Orientierungspunkte auf der Landesgartenschau
Üblicherweise versehen die Sanitäter den Dienst vor Ort zu zweit und haben durch die Security in unmittelbarer Nachbarschaft wertvolle Hilfe, denn auch die ist über Funk verbunden und ruft im Zweifel den Rettungsdienst mit Notarzt. Am Wochenende sind fünf Sanitäter gleichzeitig auf der LGS, je nach Feiertag und Veranstaltung manchmal mehr. Immer sind sie für die LGS-Besucher ein Orientierungspunkt, gut sichtbar mitten im Gelände. Da werden auch viele Fragen beantwortet. Wo bekommt man Tabletten her, die ein Besucher zuhause vergessen hat? Wo ist die nächste Apotheke? Oder auch nur: Wo ist die nächste Toilette?
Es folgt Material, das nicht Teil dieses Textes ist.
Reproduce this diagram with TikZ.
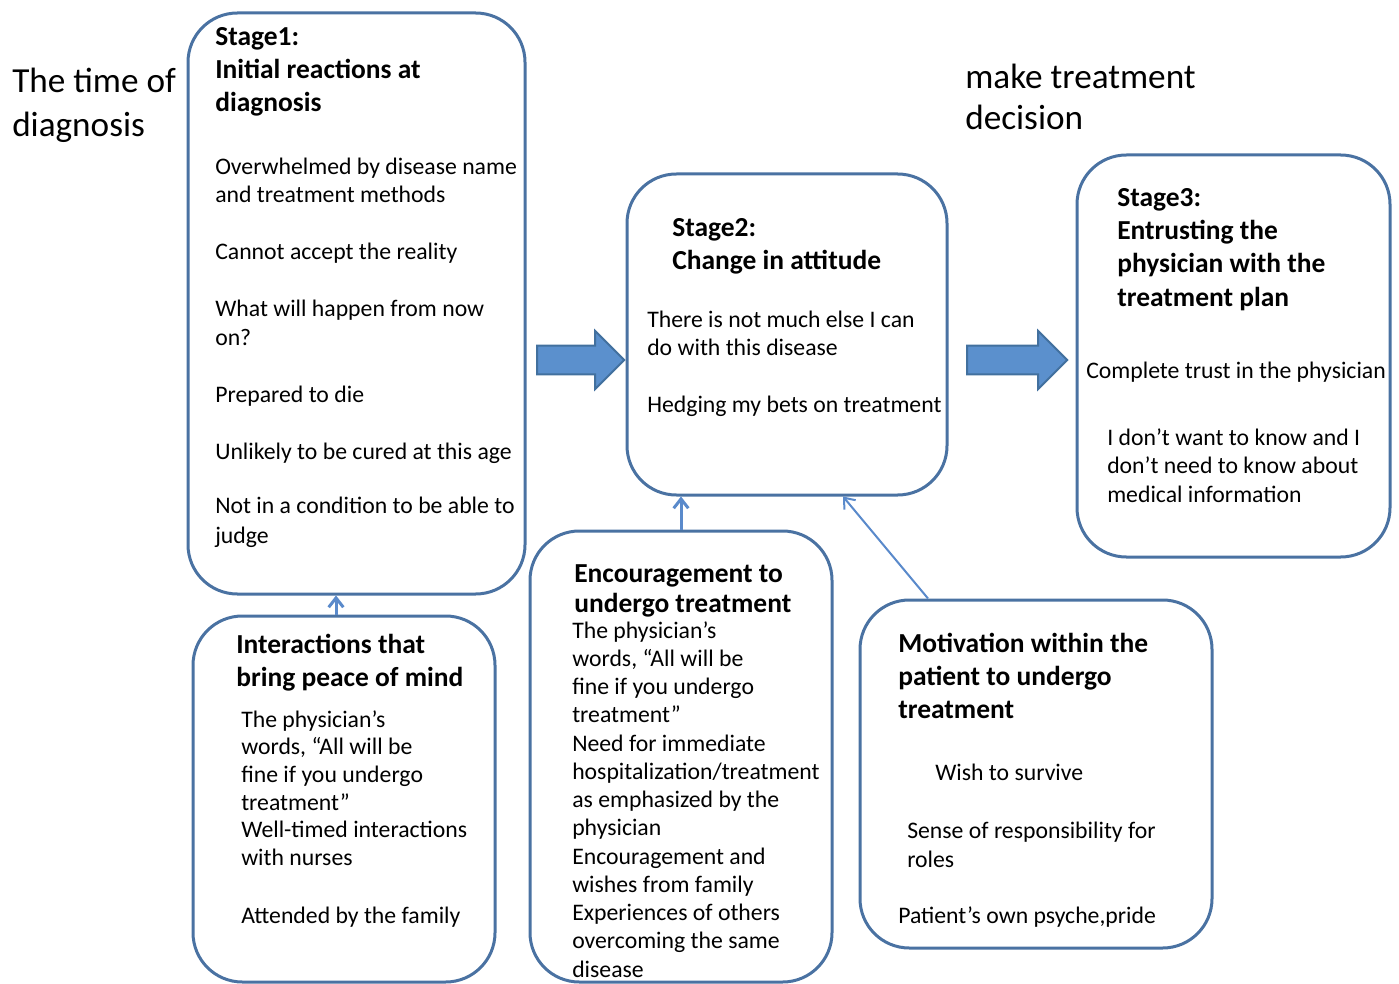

Zwischen fünf bis zehn Hifeleistungen und etwa zwei dringendere Einsätze verzeichnen die Sanitäter am Tag. Einige von ihnen versehen ihren Dienst ehrenamtlich und erhalten als Anerkennung einen kleinen Obolus. Für alle zählt zuerst der Dienst am Menschen. Aber natürlich auch die Abwechslung auf dem Gelände.